— BEGIN Information supplied —

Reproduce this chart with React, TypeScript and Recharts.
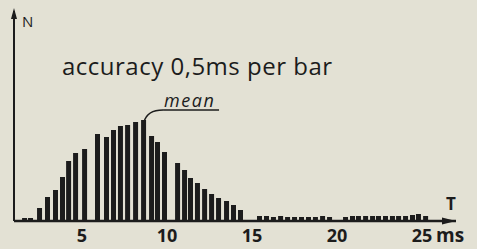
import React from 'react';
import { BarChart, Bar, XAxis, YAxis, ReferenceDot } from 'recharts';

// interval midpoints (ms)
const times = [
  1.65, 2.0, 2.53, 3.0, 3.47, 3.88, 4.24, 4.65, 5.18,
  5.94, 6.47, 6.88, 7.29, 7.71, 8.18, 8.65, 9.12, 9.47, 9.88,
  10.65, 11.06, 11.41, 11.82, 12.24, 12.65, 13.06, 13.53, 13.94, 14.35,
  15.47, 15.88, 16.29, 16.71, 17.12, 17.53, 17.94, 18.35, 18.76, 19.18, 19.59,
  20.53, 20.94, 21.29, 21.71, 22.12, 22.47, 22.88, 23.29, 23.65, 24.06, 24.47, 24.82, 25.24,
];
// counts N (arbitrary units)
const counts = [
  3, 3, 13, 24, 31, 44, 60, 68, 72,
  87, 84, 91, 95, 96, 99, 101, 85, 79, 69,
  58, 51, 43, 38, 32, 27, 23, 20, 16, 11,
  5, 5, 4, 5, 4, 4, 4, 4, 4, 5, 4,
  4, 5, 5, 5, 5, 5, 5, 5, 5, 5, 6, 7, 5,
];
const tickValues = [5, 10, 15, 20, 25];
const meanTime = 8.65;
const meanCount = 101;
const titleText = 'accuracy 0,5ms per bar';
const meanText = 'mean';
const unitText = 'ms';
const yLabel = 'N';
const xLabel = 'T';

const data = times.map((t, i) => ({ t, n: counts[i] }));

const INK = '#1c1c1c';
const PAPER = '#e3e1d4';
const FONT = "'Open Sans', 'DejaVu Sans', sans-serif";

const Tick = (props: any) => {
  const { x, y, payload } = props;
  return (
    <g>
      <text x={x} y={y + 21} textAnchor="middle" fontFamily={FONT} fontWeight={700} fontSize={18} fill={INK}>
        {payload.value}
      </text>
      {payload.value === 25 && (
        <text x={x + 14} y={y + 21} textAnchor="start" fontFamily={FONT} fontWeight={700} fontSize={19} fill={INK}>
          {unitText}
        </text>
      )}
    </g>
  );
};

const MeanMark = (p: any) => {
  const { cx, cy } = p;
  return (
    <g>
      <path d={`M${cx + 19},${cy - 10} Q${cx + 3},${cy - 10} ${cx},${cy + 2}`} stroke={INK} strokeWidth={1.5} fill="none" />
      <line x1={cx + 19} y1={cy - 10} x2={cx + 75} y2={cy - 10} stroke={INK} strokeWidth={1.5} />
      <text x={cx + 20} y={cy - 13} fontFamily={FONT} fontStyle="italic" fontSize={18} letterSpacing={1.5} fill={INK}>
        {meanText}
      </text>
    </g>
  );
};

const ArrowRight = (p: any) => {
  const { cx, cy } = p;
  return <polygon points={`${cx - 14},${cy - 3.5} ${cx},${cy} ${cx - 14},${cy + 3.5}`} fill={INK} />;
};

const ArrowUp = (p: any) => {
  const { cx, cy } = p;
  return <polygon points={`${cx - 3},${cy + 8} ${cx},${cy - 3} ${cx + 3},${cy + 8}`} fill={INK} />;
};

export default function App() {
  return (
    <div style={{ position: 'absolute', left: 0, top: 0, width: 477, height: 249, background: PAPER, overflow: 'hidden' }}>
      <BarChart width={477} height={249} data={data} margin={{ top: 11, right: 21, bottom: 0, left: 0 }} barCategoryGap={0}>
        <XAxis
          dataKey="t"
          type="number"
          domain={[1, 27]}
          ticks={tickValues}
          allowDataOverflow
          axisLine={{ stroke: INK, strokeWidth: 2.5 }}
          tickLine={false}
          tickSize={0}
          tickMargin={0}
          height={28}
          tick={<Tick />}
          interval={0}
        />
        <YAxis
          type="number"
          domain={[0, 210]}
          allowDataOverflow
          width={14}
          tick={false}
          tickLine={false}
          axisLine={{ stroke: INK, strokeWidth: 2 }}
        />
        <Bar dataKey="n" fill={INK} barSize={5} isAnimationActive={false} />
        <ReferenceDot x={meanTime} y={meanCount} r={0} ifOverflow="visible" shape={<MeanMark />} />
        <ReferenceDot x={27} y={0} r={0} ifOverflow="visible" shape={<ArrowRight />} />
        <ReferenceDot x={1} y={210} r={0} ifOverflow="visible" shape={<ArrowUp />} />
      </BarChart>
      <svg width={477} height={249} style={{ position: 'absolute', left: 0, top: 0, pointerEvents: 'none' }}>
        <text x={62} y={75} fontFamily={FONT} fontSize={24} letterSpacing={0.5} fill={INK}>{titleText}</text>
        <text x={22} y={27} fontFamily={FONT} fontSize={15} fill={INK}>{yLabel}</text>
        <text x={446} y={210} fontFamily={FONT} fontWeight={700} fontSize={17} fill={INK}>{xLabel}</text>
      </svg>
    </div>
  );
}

— END Information supplied —

— Work to do —
Keep every word of the data as it is when you write it out, but drop the pictures.

— Output of the task —
Reproduce this chart with React, TypeScript and Recharts.
import React from 'react';
import { BarChart, Bar, XAxis, YAxis, ReferenceDot } from 'recharts';

// interval midpoints (ms)
const times = [
  1.65, 2.0, 2.53, 3.0, 3.47, 3.88, 4.24, 4.65, 5.18,
  5.94, 6.47, 6.88, 7.29, 7.71, 8.18, 8.65, 9.12, 9.47, 9.88,
  10.65, 11.06, 11.41, 11.82, 12.24, 12.65, 13.06, 13.53, 13.94, 14.35,
  15.47, 15.88, 16.29, 16.71, 17.12, 17.53, 17.94, 18.35, 18.76, 19.18, 19.59,
  20.53, 20.94, 21.29, 21.71, 22.12, 22.47, 22.88, 23.29, 23.65, 24.06, 24.47, 24.82, 25.24,
];
// counts N (arbitrary units)
const counts = [
  3, 3, 13, 24, 31, 44, 60, 68, 72,
  87, 84, 91, 95, 96, 99, 101, 85, 79, 69,
  58, 51, 43, 38, 32, 27, 23, 20, 16, 11,
  5, 5, 4, 5, 4, 4, 4, 4, 4, 5, 4,
  4, 5, 5, 5, 5, 5, 5, 5, 5, 5, 6, 7, 5,
];
const tickValues = [5, 10, 15, 20, 25];
const meanTime = 8.65;
const meanCount = 101;
const titleText = 'accuracy 0,5ms per bar';
const meanText = 'mean';
const unitText = 'ms';
const yLabel = 'N';
const xLabel = 'T';

const data = times.map((t, i) => ({ t, n: counts[i] }));

const INK = '#1c1c1c';
const PAPER = '#e3e1d4';
const FONT = "'Open Sans', 'DejaVu Sans', sans-serif";

const Tick = (props: any) => {
  const { x, y, payload } = props;
  return (
    <g>
      <text x={x} y={y + 21} textAnchor="middle" fontFamily={FONT} fontWeight={700} fontSize={18} fill={INK}>
        {payload.value}
      </text>
      {payload.value === 25 && (
        <text x={x + 14} y={y + 21} textAnchor="start" fontFamily={FONT} fontWeight={700} fontSize={19} fill={INK}>
          {unitText}
        </text>
      )}
    </g>
  );
};

const MeanMark = (p: any) => {
  const { cx, cy } = p;
  return (
    <g>
      <path d={`M${cx + 19},${cy - 10} Q${cx + 3},${cy - 10} ${cx},${cy + 2}`} stroke={INK} strokeWidth={1.5} fill="none" />
      <line x1={cx + 19} y1={cy - 10} x2={cx + 75} y2={cy - 10} stroke={INK} strokeWidth={1.5} />
      <text x={cx + 20} y={cy - 13} fontFamily={FONT} fontStyle="italic" fontSize={18} letterSpacing={1.5} fill={INK}>
        {meanText}
      </text>
    </g>
  );
};

const ArrowRight = (p: any) => {
  const { cx, cy } = p;
  return <polygon points={`${cx - 14},${cy - 3.5} ${cx},${cy} ${cx - 14},${cy + 3.5}`} fill={INK} />;
};

const ArrowUp = (p: any) => {
  const { cx, cy } = p;
  return <polygon points={`${cx - 3},${cy + 8} ${cx},${cy - 3} ${cx + 3},${cy + 8}`} fill={INK} />;
};

export default function App() {
  return (
    <div style={{ position: 'absolute', left: 0, top: 0, width: 477, height: 249, background: PAPER, overflow: 'hidden' }}>
      <BarChart width={477} height={249} data={data} margin={{ top: 11, right: 21, bottom: 0, left: 0 }} barCategoryGap={0}>
        <XAxis
          dataKey="t"
          type="number"
          domain={[1, 27]}
          ticks={tickValues}
          allowDataOverflow
          axisLine={{ stroke: INK, strokeWidth: 2.5 }}
          tickLine={false}
          tickSize={0}
          tickMargin={0}
          height={28}
          tick={<Tick />}
          interval={0}
        />
        <YAxis
          type="number"
          domain={[0, 210]}
          allowDataOverflow
          width={14}
          tick={false}
          tickLine={false}
          axisLine={{ stroke: INK, strokeWidth: 2 }}
        />
        <Bar dataKey="n" fill={INK} barSize={5} isAnimationActive={false} />
        <ReferenceDot x={meanTime} y={meanCount} r={0} ifOverflow="visible" shape={<MeanMark />} />
        <ReferenceDot x={27} y={0} r={0} ifOverflow="visible" shape={<ArrowRight />} />
        <ReferenceDot x={1} y={210} r={0} ifOverflow="visible" shape={<ArrowUp />} />
      </BarChart>
      <svg width={477} height={249} style={{ position: 'absolute', left: 0, top: 0, pointerEvents: 'none' }}>
        <text x={62} y={75} fontFamily={FONT} fontSize={24} letterSpacing={0.5} fill={INK}>{titleText}</text>
        <text x={22} y={27} fontFamily={FONT} fontSize={15} fill={INK}>{yLabel}</text>
        <text x={446} y={210} fontFamily={FONT} fontWeight={700} fontSize={17} fill={INK}>{xLabel}</text>
      </svg>
    </div>
  );
}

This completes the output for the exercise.